Pour ce refus de faire la guerre, ce que l'on appelait pas encore "objecteur de conscience", mon grand-père a d'abord été condamné à mort puis sa condamnation (on n'a jamais su comment ni pourquoi, mon grand-père n'étant pas très volubile sur sa vie personnelle) s'est commuée en séjour en camp de travail en Albanie. Peut-être avaient-ils besoin de main d'œuvre jeune ?
Je regrette de ne pas avoir su comment en apprendre davantage mais le "père Tirone" comme l'appelaient ses collègues n'était pas du genre commode et personne ne pouvait lui tirer les vers du nez ! Il aimait transmettre ses idées et ses connaissances, pas ses sentiments...

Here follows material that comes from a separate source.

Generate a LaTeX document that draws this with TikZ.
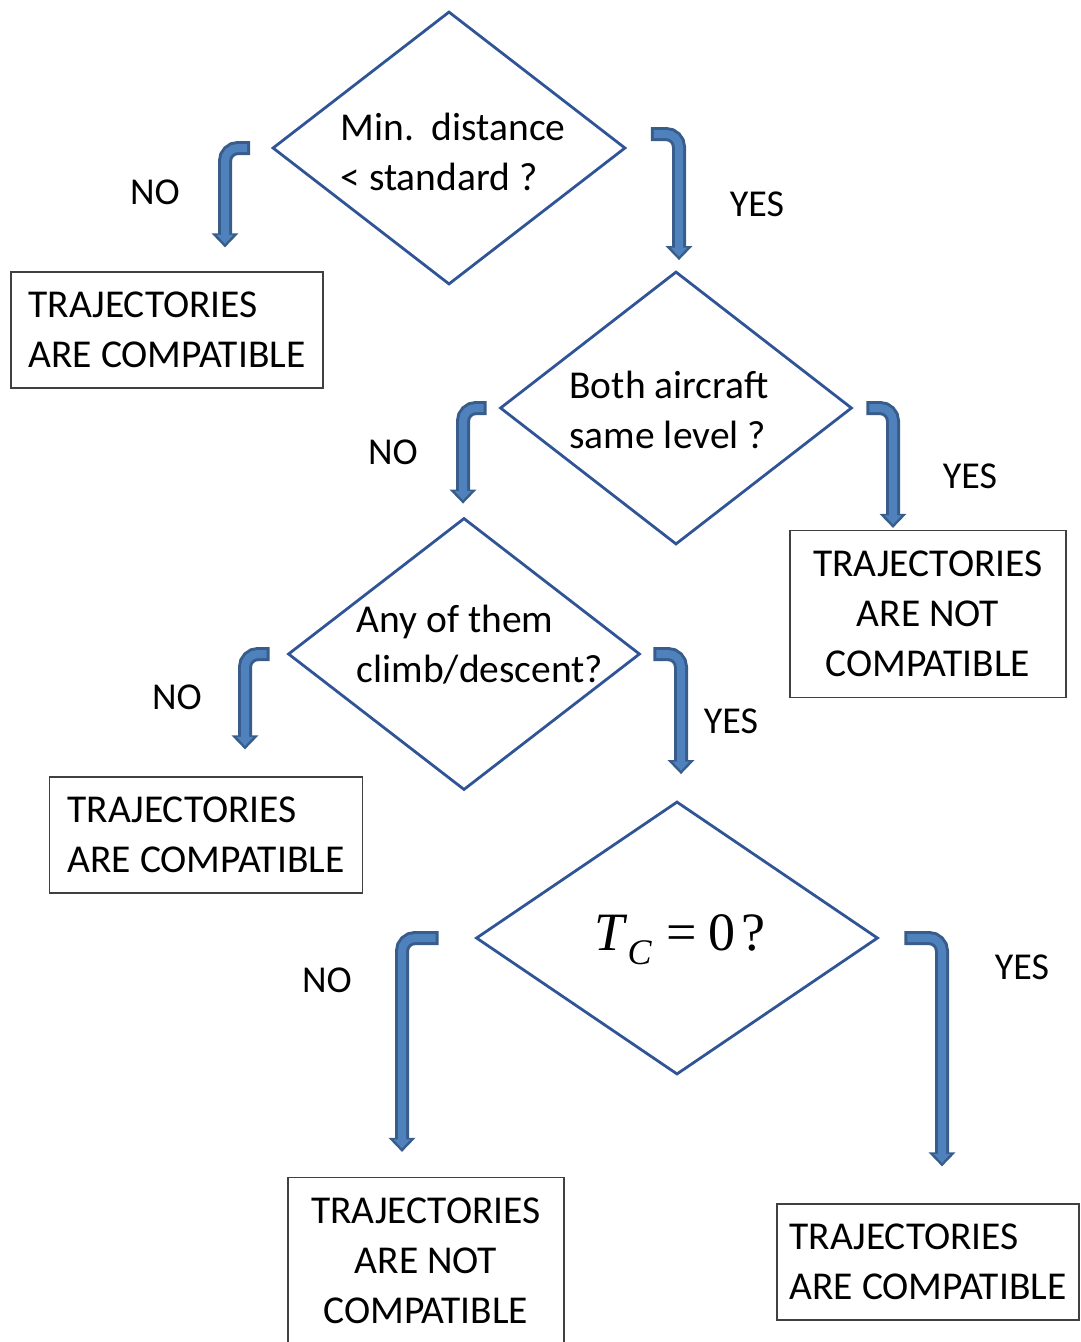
\documentclass[tikz,border=0pt]{standalone}
\usepackage{fontspec}
\setmainfont{Carlito}
\newfontfamily\formulafont{Liberation Serif}
\usetikzlibrary{shapes.geometric, arrows.meta}
\definecolor{diamondblue}{RGB}{47,85,151}
\definecolor{arrowblue}{RGB}{79,129,189}
\definecolor{arrowedge}{RGB}{56,93,138}
\tikzstyle{decision} = [diamond, draw=diamondblue, line width=2.8pt, minimum width=353pt, minimum height=273pt, inner sep=0pt]
\tikzstyle{question} = [align=left, inner sep=0pt, font=\fontsize{39.5}{50}\selectfont]
\tikzstyle{result} = [rectangle, draw=black!75, line width=1.2pt, inner sep=0pt, font=\fontsize{39.5}{50}\selectfont]
\tikzstyle{answer} = [font=\fontsize{38}{44}\selectfont]
\tikzstyle{bent} = [arrowblue, line width=8pt, rounded corners=13pt, shorten <=3pt, shorten >=3.5pt, -{Triangle[width=16pt, length=9pt]}, preaction={draw=arrowedge, line width=14pt, shorten <=0pt, shorten >=0pt, -{Triangle[width=26pt, length=14pt]}}]

\begin{document}
\begin{tikzpicture}[x=1pt, y=-1pt]
                \useasboundingbox (0,0) rectangle (1081,1342);
                % Nodes
                \node (minDist) [decision] at (449,148) {};
                \node (minDistText) [question] at (453,152) {Min.\ \ distance\\< standard ?};
                \node (compat1) [result, minimum width=312pt, minimum height=116pt, align=left] at (167,330) {TRAJECTORIES\\ARE COMPATIBLE};
                \node (sameLevel) [decision, minimum width=352pt] at (676,408) {};
                \node (sameLevelText) [question] at (669,410) {Both aircraft\\same level ?};
                \node (notCompat1) [result, minimum width=276pt, minimum height=167pt, align=center] at (928,614) {TRAJECTORIES\\ARE NOT\\COMPATIBLE};
                \node (climbDesc) [decision, minimum width=352pt, minimum height=272pt] at (464,654) {};
                \node (climbDescText) [question] at (480,645) {Any of them\\climb/descent?};
                \node (compat2) [result, minimum width=313pt, minimum height=116pt, align=left] at (206,835) {TRAJECTORIES\\ARE COMPATIBLE};
                \node (tcZero) [decision, minimum width=402pt] at (677,938) {};
                \node (tcZeroText) [inner sep=0pt, font=\formulafont\fontsize{54}{60}\selectfont] at (680,940) {\textit{T}\raisebox{-14pt}{\fontsize{36}{40}\selectfont\textit{C}}\hspace{14pt}=\hspace{12pt}0\hspace{6pt}?};
                \node (notCompat2) [result, minimum width=276pt, minimum height=167pt, align=center] at (426,1261) {TRAJECTORIES\\ARE NOT\\COMPATIBLE};
                \node (compat3) [result, minimum width=302pt, minimum height=116pt, align=left] at (928,1262) {TRAJECTORIES\\ARE COMPATIBLE};

                % Labels
                \node (no1) [answer] at (155,192) {NO};
                \node (yes1) [answer] at (757,204) {YES};
                \node (no2) [answer] at (393,452) {NO};
                \node (yes2) [answer] at (970,476) {YES};
                \node (no3) [answer] at (177,697) {NO};
                \node (yes3) [answer] at (731,721) {YES};
                \node (no4) [answer] at (327,980) {NO};
                \node (yes4) [answer] at (1022,967) {YES};

                % Arrows
                \draw [bent] ([xshift=-21pt]minDist.west) -| ([xshift=58pt, yshift=24pt]compat1.north);
                \draw [bent] ([xshift=24pt, yshift=14pt]minDist.east) -| ([xshift=3pt, yshift=10pt]sameLevel.north);
                \draw [bent] ([xshift=-12pt]sameLevel.west) -| ([xshift=-1pt, yshift=13pt]climbDesc.north);
                \draw [bent] ([xshift=13pt]sameLevel.east) -| ([xshift=-35pt, yshift=2pt]notCompat1.north);
                \draw [bent] ([xshift=-17pt]climbDesc.west) -| ([xshift=39pt, yshift=27pt]compat2.north);
                \draw [bent] ([xshift=12pt]climbDesc.east) -| ([xshift=4pt, yshift=26pt]tcZero.north);
                \draw [bent] ([xshift=-36pt]tcZero.west) -| ([xshift=-24pt, yshift=25pt]notCompat2.north);
                \draw [bent] ([xshift=25pt]tcZero.east) -| ([xshift=14pt, yshift=37pt]compat3.north);
            \end{tikzpicture}
\end{document}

Pour lui, être Français, Italien ou Tunisien n'avait pas de sens. il était un humain sur terre. Son métier de tailleur de pierre l'avait fait voyager en Espagne et en France. Quand il a traversé la Creuse, il a entendu chanter l'Internationale dans le village ou il avait aussi rencontré ma grand-mère qui lui avait "tapé dans l'oeil" et il a déclaré :
- C'est mon pays !
Ma grand-mère n'avait quasiment jamais mis les pieds à l'école. Il fallait travailler aux champs et s'occuper des vaches même quand on était une petite fille de 9 ou 10 ans... Mais elle était consciente des choses politiques et son héros c'était Jean Jaurès et elle ne manquait jamais de nous rappeler que Jaurès avait été tué parce qu'il ne voulait pas de la guerre.
La Creuse, une région que mon grand-père n'a jamais plus quittée sauf pour quelques chantiers en Bretagne et dans l'Hérault ou est née ma mère. La Creuse est devenue son pays jusqu'à sa mort.
Quand je regarde tout ça dans le rétroviseur, je me dis que je n'ai guère de mérite d'être une insoumise aujourd'hui.
Mon insoumission est atavique, génétique !
Et c'est Jean-Luc Mélenchon qui, par ses discours et ses actions l'a réveillée et l'a révélée à ma conscience parce qu'entre Jaurès et lui, il n'y avait eu personne.